- **DIRECTIVE**: Scan the material below for the string "that", and copy every line where it shows up.
— start —
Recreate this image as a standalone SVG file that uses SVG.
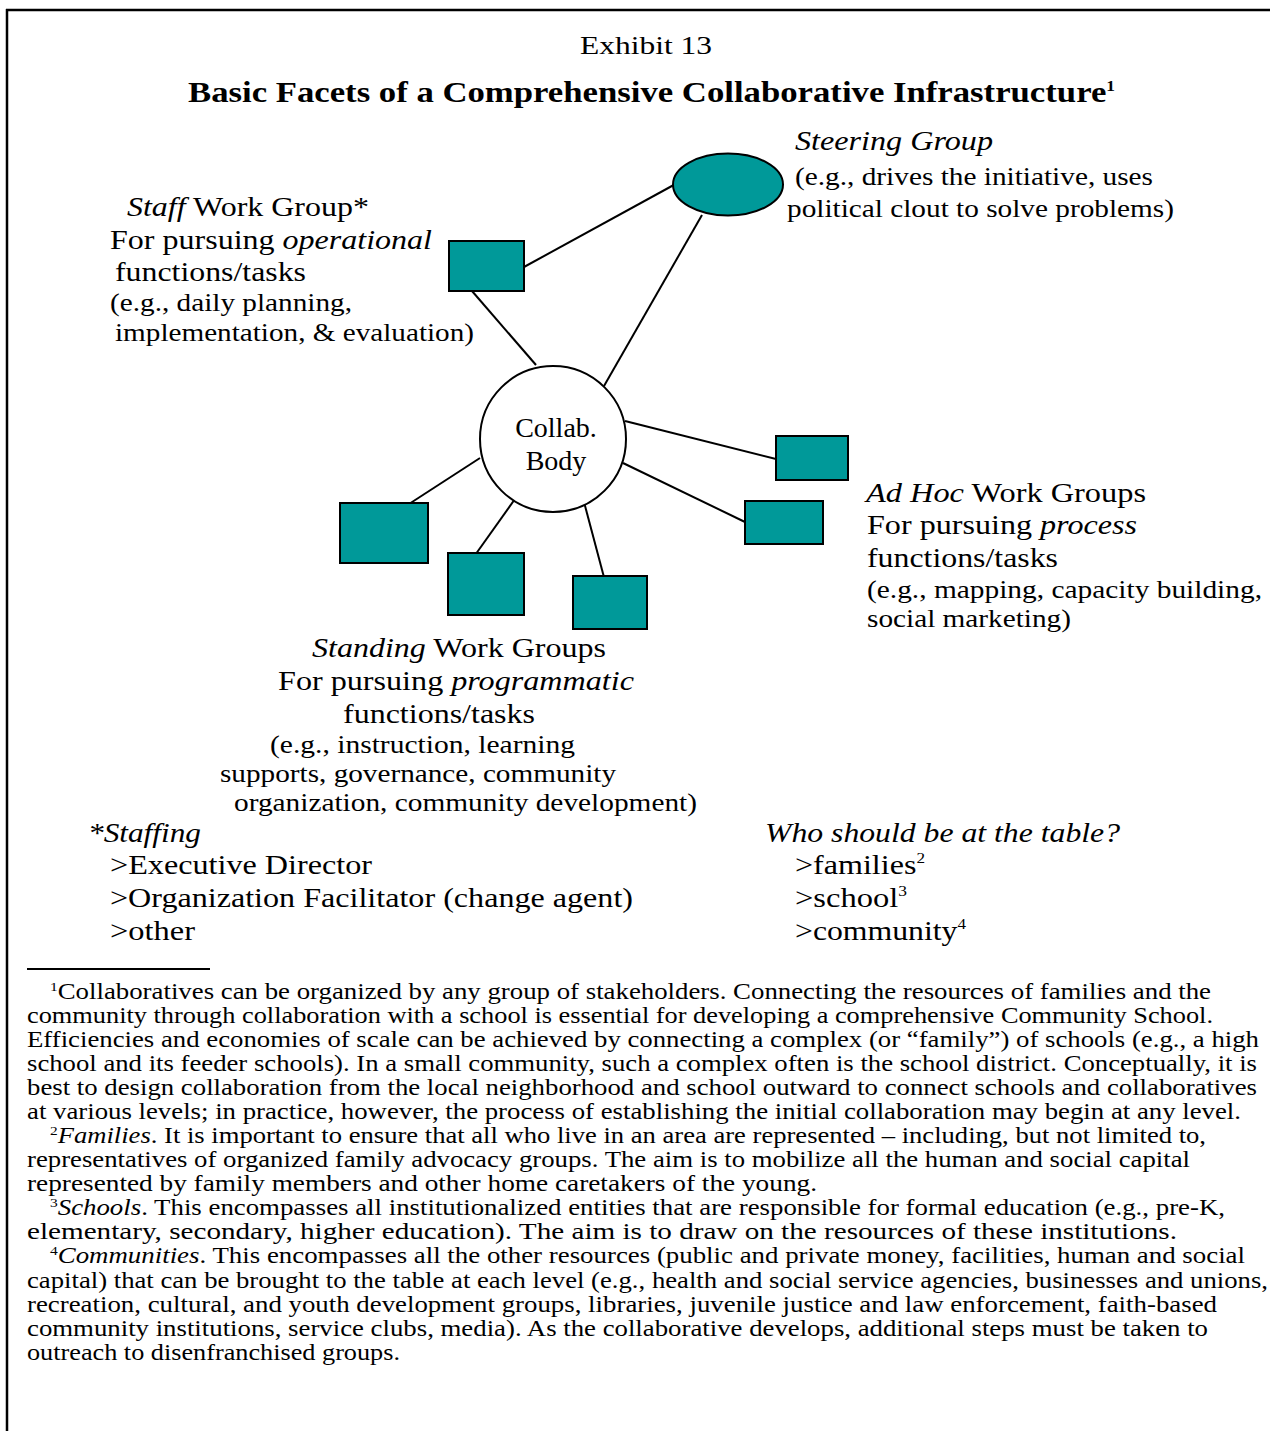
<svg xmlns="http://www.w3.org/2000/svg" width="1270" height="1431" viewBox="0 0 1270 1431">
  <style>
    text { font-family: "Liberation Serif", "Times New Roman", serif; fill: #000; }
    .lbl { font-size: 28px; }
    .sm { font-size: 26px; }
    .fn { font-size: 22.5px; }
    .it { font-style: italic; }
    .sup { font-size: 15px; }
    .fsup { font-size: 13px; }
    .box { fill: #009999; stroke: #000; stroke-width: 2; }
    .edge { stroke: #000; stroke-width: 2; fill: none; }
  </style>
  <rect x="0" y="0" width="1270" height="1431" fill="#fff"/>

  <!-- page frame (top and left rules) -->
  <g id="frame">
    <line x1="6" y1="10" x2="1270" y2="10" stroke="#000" stroke-width="2.5"/>
    <line x1="7" y1="9" x2="7" y2="1431" stroke="#000" stroke-width="2.5"/>
  </g>

  <!-- headings -->
  <g id="heading">
    <text x="646" y="54" text-anchor="middle" font-size="26" textLength="132" lengthAdjust="spacingAndGlyphs">Exhibit 13</text>
    <text x="188" y="102" font-size="30" font-weight="bold" textLength="927" lengthAdjust="spacingAndGlyphs">Basic Facets of a Comprehensive Collaborative Infrastructure<tspan class="sup" dy="-11">1</tspan></text>
  </g>

  <!-- connectors -->
  <g id="connectors">
    <line class="edge" x1="524" y1="267" x2="681" y2="181"/>
    <line class="edge" x1="472" y1="291" x2="536" y2="365"/>
    <line class="edge" x1="702" y1="215" x2="604" y2="386"/>
    <line class="edge" x1="625" y1="421" x2="780" y2="460"/>
    <line class="edge" x1="623" y1="463" x2="745" y2="522"/>
    <line class="edge" x1="480" y1="458" x2="409" y2="504"/>
    <line class="edge" x1="515" y1="499" x2="473" y2="558"/>
    <line class="edge" x1="584" y1="502" x2="605" y2="581"/>
  </g>

  <!-- steering group -->
  <g id="steering-group">
    <ellipse class="box" cx="728" cy="184.5" rx="55" ry="31"/>
    <text class="lbl it" x="795" y="150" textLength="198" lengthAdjust="spacingAndGlyphs">Steering Group</text>
    <text class="sm" x="795" y="185" textLength="358" lengthAdjust="spacingAndGlyphs">(e.g., drives the initiative, uses</text>
    <text class="sm" x="787" y="217" textLength="387" lengthAdjust="spacingAndGlyphs">political clout to solve problems)</text>
  </g>

  <!-- staff work group -->
  <g id="staff-work-group">
    <rect class="box" x="449" y="241" width="75" height="50"/>
    <text class="lbl" x="127" y="216" textLength="242" lengthAdjust="spacingAndGlyphs"><tspan class="it">Staff</tspan> Work Group*</text>
    <text class="lbl" x="110" y="249" textLength="322" lengthAdjust="spacingAndGlyphs">For pursuing <tspan class="it">operational</tspan></text>
    <text class="lbl" x="115" y="281" textLength="191" lengthAdjust="spacingAndGlyphs">functions/tasks</text>
    <text class="sm" x="110" y="311" textLength="242" lengthAdjust="spacingAndGlyphs">(e.g., daily planning,</text>
    <text class="sm" x="115" y="341" textLength="359" lengthAdjust="spacingAndGlyphs">implementation, &amp; evaluation)</text>
  </g>

  <!-- collaborative body -->
  <g id="collab-body">
    <circle cx="553" cy="439" r="73" fill="#fff" stroke="#000" stroke-width="2"/>
    <text class="lbl" x="556" y="437" text-anchor="middle">Collab.</text>
    <text class="lbl" x="556" y="470" text-anchor="middle">Body</text>
  </g>

  <!-- ad hoc work groups -->
  <g id="ad-hoc-work-groups">
    <rect class="box" x="776" y="436" width="72" height="44"/>
    <rect class="box" x="745" y="501" width="78" height="43"/>
    <text class="lbl" x="866" y="502" textLength="280" lengthAdjust="spacingAndGlyphs"><tspan class="it">Ad Hoc</tspan> Work Groups</text>
    <text class="lbl" x="867" y="534" textLength="270" lengthAdjust="spacingAndGlyphs">For pursuing <tspan class="it">process</tspan></text>
    <text class="lbl" x="867" y="567" textLength="191" lengthAdjust="spacingAndGlyphs">functions/tasks</text>
    <text class="sm" x="867" y="598" textLength="395" lengthAdjust="spacingAndGlyphs">(e.g., mapping, capacity building,</text>
    <text class="sm" x="867" y="627" textLength="204" lengthAdjust="spacingAndGlyphs">social marketing)</text>
  </g>

  <!-- standing work groups -->
  <g id="standing-work-groups">
    <rect class="box" x="340" y="503" width="88" height="60"/>
    <rect class="box" x="448" y="553" width="76" height="62"/>
    <rect class="box" x="573" y="576" width="74" height="53"/>
    <text class="lbl" x="312" y="657" textLength="294" lengthAdjust="spacingAndGlyphs"><tspan class="it">Standing</tspan> Work Groups</text>
    <text class="lbl" x="278" y="690" textLength="356" lengthAdjust="spacingAndGlyphs">For pursuing <tspan class="it">programmatic</tspan></text>
    <text class="lbl" x="343" y="723" textLength="192" lengthAdjust="spacingAndGlyphs">functions/tasks</text>
    <text class="sm" x="270" y="753" textLength="305" lengthAdjust="spacingAndGlyphs">(e.g., instruction, learning</text>
    <text class="sm" x="220" y="782" textLength="396" lengthAdjust="spacingAndGlyphs">supports, governance, community</text>
    <text class="sm" x="234" y="811" textLength="463" lengthAdjust="spacingAndGlyphs">organization, community development)</text>
  </g>

  <!-- staffing list -->
  <g id="staffing">
    <text class="lbl it" x="88" y="842" textLength="113" lengthAdjust="spacingAndGlyphs">*Staffing</text>
    <text class="lbl" x="110" y="874" textLength="262" lengthAdjust="spacingAndGlyphs">&gt;Executive Director</text>
    <text class="lbl" x="110" y="907" textLength="523" lengthAdjust="spacingAndGlyphs">&gt;Organization Facilitator (change agent)</text>
    <text class="lbl" x="110" y="940" textLength="85" lengthAdjust="spacingAndGlyphs">&gt;other</text>
  </g>

  <!-- who should be at the table -->
  <g id="table-members">
    <text class="lbl it" x="765" y="842" textLength="355" lengthAdjust="spacingAndGlyphs">Who should be at the table?</text>
    <text class="lbl" x="795" y="874" textLength="130" lengthAdjust="spacingAndGlyphs">&gt;families<tspan class="sup" dy="-11">2</tspan></text>
    <text class="lbl" x="795" y="907" textLength="112" lengthAdjust="spacingAndGlyphs">&gt;school<tspan class="sup" dy="-11">3</tspan></text>
    <text class="lbl" x="795" y="940" textLength="171" lengthAdjust="spacingAndGlyphs">&gt;community<tspan class="sup" dy="-11">4</tspan></text>
  </g>

  <!-- footnotes -->
  <g id="footnotes">
    <line x1="27" y1="969" x2="210" y2="969" stroke="#000" stroke-width="2"/>
    <text class="fn" x="50" y="999" textLength="1161" lengthAdjust="spacingAndGlyphs"><tspan class="fsup" dy="-8">1</tspan><tspan dy="8">Collaboratives can be organized by any group of stakeholders. Connecting the resources of families and the</tspan></text>
    <text class="fn" x="27" y="1023" textLength="1186" lengthAdjust="spacingAndGlyphs">community through collaboration with a school is essential for developing a comprehensive Community School.</text>
    <text class="fn" x="27" y="1047" textLength="1232" lengthAdjust="spacingAndGlyphs">Efficiencies and economies of scale can be achieved by connecting a complex (or “family”) of schools (e.g., a high</text>
    <text class="fn" x="27" y="1071" textLength="1230" lengthAdjust="spacingAndGlyphs">school and its feeder schools). In a small community, such a complex often is the school district. Conceptually, it is</text>
    <text class="fn" x="27" y="1095" textLength="1230" lengthAdjust="spacingAndGlyphs">best to design collaboration from the local neighborhood and school outward to connect schools and collaboratives</text>
    <text class="fn" x="27" y="1119" textLength="1214" lengthAdjust="spacingAndGlyphs">at various levels; in practice, however, the process of establishing the initial collaboration may begin at any level.</text>
    <text class="fn" x="50" y="1143" textLength="1156" lengthAdjust="spacingAndGlyphs"><tspan class="fsup" dy="-8">2</tspan><tspan class="it" dy="8">Families</tspan>. It is important to ensure that all who live in an area are represented – including, but not limited to,</text>
    <text class="fn" x="27" y="1167" textLength="1163" lengthAdjust="spacingAndGlyphs">representatives of organized family advocacy groups. The aim is to mobilize all the human and social capital</text>
    <text class="fn" x="27" y="1191" textLength="790" lengthAdjust="spacingAndGlyphs">represented by family members and other home caretakers of the young.</text>
    <text class="fn" x="50" y="1215" textLength="1175" lengthAdjust="spacingAndGlyphs"><tspan class="fsup" dy="-8">3</tspan><tspan class="it" dy="8">Schools</tspan>. This encompasses all institutionalized entities that are responsible for formal education (e.g., pre-K,</text>
    <text class="fn" x="27" y="1239" textLength="1150" lengthAdjust="spacingAndGlyphs">elementary, secondary, higher education). The aim is to draw on the resources of these institutions.</text>
    <text class="fn" x="50" y="1263" textLength="1195" lengthAdjust="spacingAndGlyphs"><tspan class="fsup" dy="-8">4</tspan><tspan class="it" dy="8">Communities</tspan>. This encompasses all the other resources (public and private money, facilities, human and social</text>
    <text class="fn" x="27" y="1288" textLength="1241" lengthAdjust="spacingAndGlyphs">capital) that can be brought to the table at each level (e.g., health and social service agencies, businesses and unions,</text>
    <text class="fn" x="27" y="1312" textLength="1190" lengthAdjust="spacingAndGlyphs">recreation, cultural, and youth development groups, libraries, juvenile justice and law enforcement, faith-based</text>
    <text class="fn" x="27" y="1336" textLength="1181" lengthAdjust="spacingAndGlyphs">community institutions, service clubs, media). As the collaborative develops, additional steps must be taken to</text>
    <text class="fn" x="27" y="1360" textLength="373" lengthAdjust="spacingAndGlyphs">outreach to disenfranchised groups.</text>
  </g>
</svg>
— end —
- **OUTPUT FOR THIS TASK**:
Recreate this image as a standalone SVG file that uses SVG.
    <text class="fn" x="50" y="1143" textLength="1156" lengthAdjust="spacingAndGlyphs"><tspan class="fsup" dy="-8">2</tspan><tspan class="it" dy="8">Families</tspan>. It is important to ensure that all who live in an area are represented – including, but not limited to,</text>
    <text class="fn" x="50" y="1215" textLength="1175" lengthAdjust="spacingAndGlyphs"><tspan class="fsup" dy="-8">3</tspan><tspan class="it" dy="8">Schools</tspan>. This encompasses all institutionalized entities that are responsible for formal education (e.g., pre-K,</text>
    <text class="fn" x="27" y="1288" textLength="1241" lengthAdjust="spacingAndGlyphs">capital) that can be brought to the table at each level (e.g., health and social service agencies, businesses and unions,</text>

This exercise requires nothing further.